Fortunately the Osprey company has such a great warranty that they will either repair the rotten straps or replace the entire pack. No matter how long I have owned the pack. I have only to wait until they let me know which will be the happy outcome in my case. Now … how many products does a person own that are backed up this well?
Grandson Dakota and I had a lengthy discussion on Friday afternoon about coffee. It was the kind of conversation that can only take place when you have the luxury of time. Our dialog basically was based on the question: Is it just as good to use larger amounts of inexpensive coffee (per cup) as it is smaller amounts of the premium stuff?
We both agreed that weak coffee is an abomination, and those who make it should be subject to the severest civic penalties, up to and including being placed in the stocks in a public square. But answering our question will be difficult for several reasons. Firstly, we cannot do it as a blinded study. There are just the two of us, and only two packages of coffee in the cupboard. After all, we are ordinary folk and do not have a fat and generous research budget. And although I have never claimed to be one of the coffee cognoscenti, even my nose can tell the difference between the two blends that we are considering here at Basecamp.

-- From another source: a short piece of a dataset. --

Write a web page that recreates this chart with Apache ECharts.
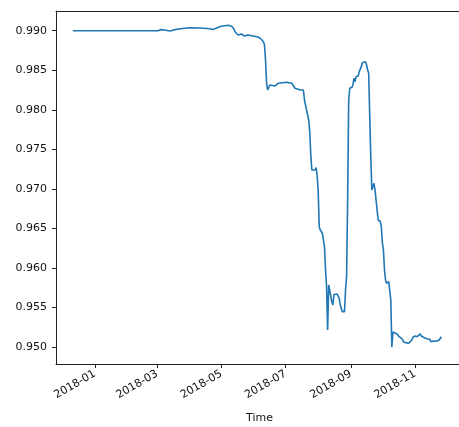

I doubt this will stop our discussions, however, because sometimes facts only get in the way of a truly satisfying conversation. I believe that this is one of those moments.
(Readers are welcome to chime in with their opinions on this topic. Just to be clear, let me re-frame the question: Does using two spoonfuls per cup of poor grade coffee make just as good a beverage as one spoonful per cup of the higher-priced stuff? I am fully aware that coffee lovers are passionate people, and I ask that any contributors use only polite language on these pages.)